一局の将棋は、よく人生に例えられる。対戦相手と対話するように戦いが始まり、対局ひとつひとつにドラマがあるからだろう。盤上の景色はどんどん変化し、対局中は様々な感情を味わう。期待、勇気、興奮、油断、迷い、恐怖、驚き……。
「角換わりは無趣味の独身が有利」といわれるほどAIによる研究が過熱しても、メンタルが勝負に占める割合は大きい。地力に加えて体力や気力など、そのときの自分がすべて試される。同じ相手とタイトルを懸けて、数か月にわたり何度も対戦するならば、よりその物語は濃くなる。
この物語のモデルは…
七月隆文『天使の跳躍』は、27歳の天才棋士に46歳の中年プロが挑む話だ。タイトル八冠を独占する源大我(みなもと・たいが)聖王に挑戦するのは、実力派の田中一義(たなか・かずよし)八段。これまでにタイトルに5回挑戦するも獲得はならず、相手の攻めを受け続ける棋風は「千駄ヶ谷の我慢流」と呼ばれる……。
そう、この物語は「千駄ヶ谷の受け師」こと木村一基九段がモデルになっている。
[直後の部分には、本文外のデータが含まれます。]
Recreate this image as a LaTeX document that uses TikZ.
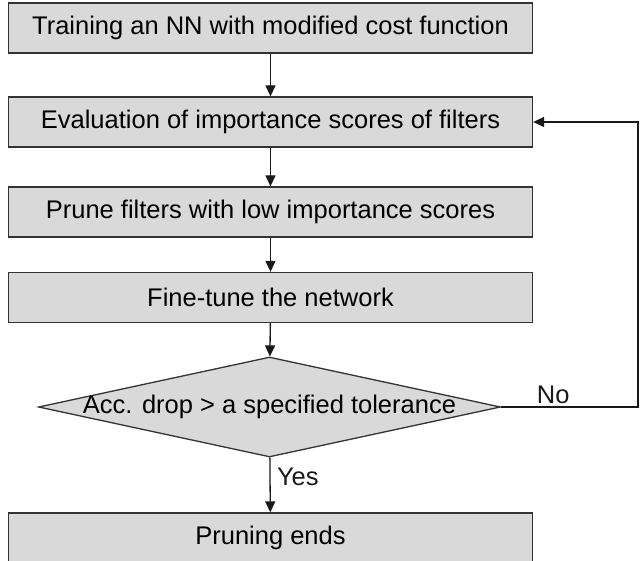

木村九段は2019年、タイトル7回目の挑戦で初めて「王位」を獲得し、史上最年長の初戴冠46歳の記録を樹立した。最年少記録が「早熟」の証だとすれば、最長年記録からは長年にわたって第一線に踏みとどまってチャンスを実らせる「執念」が伝わってくる。
本音をさらけ出しながらも、笑いを取る
タイトル獲得直後のインタビューで誰よりも喜んでいるであろう家族への思いを問われると、目を潤ませて涙をぬぐい、いたずらっぽい笑みを浮かべながらかすれた声で「家に帰ってからいいます」と答えた。後日に行われた文藝春秋の主催イベント「観る将ナイト2019」では、その真相を次のように語っている。
「王位戦のインタビューで家族のことを聞かれて泣いちゃったのは、(対局中に食べる)この弁当を(奥さんが)作ってくれている姿を思い出したからなんですよ。私を置いて行ったトルコ旅行のことを思い出せば、泣かずに済んだのに。このへんが、まだまだ私の未熟なところで。(中略)しかも、宅急便が届くというので、家で待っていたんですよ。今度、家族のことを聞かれたら、この旅行のことを思い出して、泣かないようにしたいと思います」
本音をさらけ出しながらも笑いを取りにいくのが、「ウケ」を得意にする木村流。当日のイベントは涙あり、笑いありで大盛り上がりだった。